But Petty's biggest parting has already taken place. He has raced his last at Daytona International Speedway. The man and the track made each other famous. His seven victories in the Daytona 500 are as many as the second-and third-best achievers have managed together. The man and the event are synonymous; no one has ever gained so much attention for losing a race as Petty did at the Daytona 500 in 1976, when he and David Pearson crashed into each other with the checkered flag in sight.
He hasn't won on the NASCAR circuit since 1984, admitting that "the legend part is what has kept Richard Petty going." But that final victory provided the sort of material that seals lasting fame: It was Petty's 200th, and it came at his beloved Daytona, not in the 500 but in the Firecracker 400, on the Fourth of July, with President Ronald Reagan looking on.
For his final Daytona drive, this past July 4, Petty qualified on the front row and led the first five laps of the race but parked his car on the 84th lap because of sheer fatigue. So far in his final season, he has finished no higher than 15th.
In his twilight years partial deafness has blessed him with an inability to hear younger drivers' snide remarks that he is over the hill and ought to quit. Now that he is officially retiring, the young hot dogs are a little ashamed of themselves. Now they pay their tributes to the King. It makes them look good, look humble, and it keeps A.J. Foyt off their backs. Foyt, perhaps the staunchest admirer of Petty in the world, growled last year upon hearing of the sniping, "Richard Petty's won more races than 90 percent of these sonsabitches will ever go to!"
For the fans, the memories—and Petty's diligent acknowledgment of his faithful's adoration—are enough to keep him the King, despite eight years of not winning. For his farewell tour he has allowed himself a sanctuary, a luxury motor coach in which to rest at each track, because the fans and the media have multiplied so greatly.
"The greatest luxury of this bus is the bathroom," he says, emerging from the toilet. "I can go whenever I like. Out in the garage area, it takes half an hour to get from my race car to the rest room [through mobs of autograph seekers] and half an hour to get back." He could have hidden in a motor coach for the past 20 years, as younger drivers often do nowadays. But Petty remained among the people—smiling, signing, always smiling, always signing—one-hour trips to the bathroom and all.
He and his family have paid a price for his success and popularity. In 1967 Petty won 27 races (out of 48), a record that will be virtually impossible to break because NASCAR's Winston Cup tour now counts only 29 races. After that grinding '67 season, says Lynda, Petty's wife of 33 years, "we had plans to go to Panama to visit some friends. But at the last minute, Chrysler Corporation needed him to do something [Plymouths wore Petty's number 43 in those days; Pontiacs have since 1982]. I ended up flying with three children down to Miami and then to Panama, all of us really upset that he didn't get to go. Since then, I don't know how many times he has come to me and said, 'I hate to tell you this, but....' And I would take the children and go on. I couldn't disappoint them just because he couldn't go. We've learned to live that way."

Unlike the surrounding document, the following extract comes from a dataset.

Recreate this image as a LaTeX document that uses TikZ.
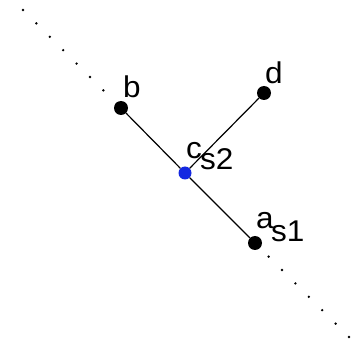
\documentclass[tikz,border=0pt]{standalone}
\usepackage{fontspec}
\setmainfont{Liberation Sans}
\newfontfamily\lblfont[FakeStretch=1.05]{Liberation Sans}
\definecolor{ptblue}{RGB}{20,40,225}
\begin{document}
\begin{tikzpicture}[x=1pt,y=-1pt,
  pt/.style={circle,fill=black,inner sep=0pt,minimum size=14pt},
  ptc/.style={circle,fill=ptblue,inner sep=0pt,minimum size=13pt},
  lbl/.style={anchor=base west,inner sep=0pt,font=\lblfont\fontsize{30}{30}\selectfont},
  seg/.style={draw=black,line width=1.2pt},
  dotline/.style={draw=black,line width=2.6pt,line cap=round,dash pattern=on 0pt off 18.95pt}]
\useasboundingbox (0,0) rectangle (357,342);
\fill[white] (0,0) rectangle (357,342);
\coordinate (tl) at (23,10);
\coordinate (br) at (349,337);
\node[pt] (b) at (121,108) {};
\node[ptc] (c) at (185,173) {};
\node[pt] (a) at (255,243) {};
\node[pt] (d) at (264,93) {};
\draw[dotline] (tl) -- (b.center);
\draw[dotline] (br) -- (a.center);
\draw[seg] (b) -- (c);
\draw[seg] (c) -- (a);
\draw[seg] (d) -- (c);
\node[lbl] (lb) at (123,98) {b};
\node[lbl] (ld) at (265,84) {d};
\node[lbl] (lc) at (186,159) {c};
\node[lbl] (ls2) at (200,170) {s2};
\node[lbl] (la) at (256,229) {a};
\node[lbl] (ls1) at (271,242) {s1};
\end{tikzpicture}
\end{document}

Even the Pettys' avocations are public. Back home in North Carolina, Richard serves on the Randolph County Commission—salary $200 a month—and Lynda sits on the county school board. "He's never been a hunter or a fisherman or a golfer," says Lynda. "He docs have a tractor with a bush hog. He's cut roads all through these woods [their 500-acre spread in Level Cross]. He gets on his four-wheeler and rides those roads for hours, and nobody bothers him. That's the nearest thing to a hobby he has."
He will not even suggest that the weight of being the King may have had something to do with his ulcer surgery of '78. At the time, he says, "I wasn't eating right, wasn't sleeping right, wasn't doing anything right, and it all caught up with me. A lot of it could have been mental. I don't know. I can't separate those things."
That was the year his slip from the pinnacle began. He suffered through the first big losing streak of his career, going winless through all of '78. While other NASCAR teams went high-tech, refining aerodynamics and chassis with more sophisticated engineering and less hard-knocks savvy, Petty Enterprises remained complacent. "We'd been winning for 20 years and decided we wouldn't change," Petty says. "We should have led the way [in technology], but we didn't even follow." And so his dominance ebbed, but not the legend. In fact, his public image may have helped to hasten his downfall, for he was simply too busy with the public to spend time with his mechanics improving the team's race cars.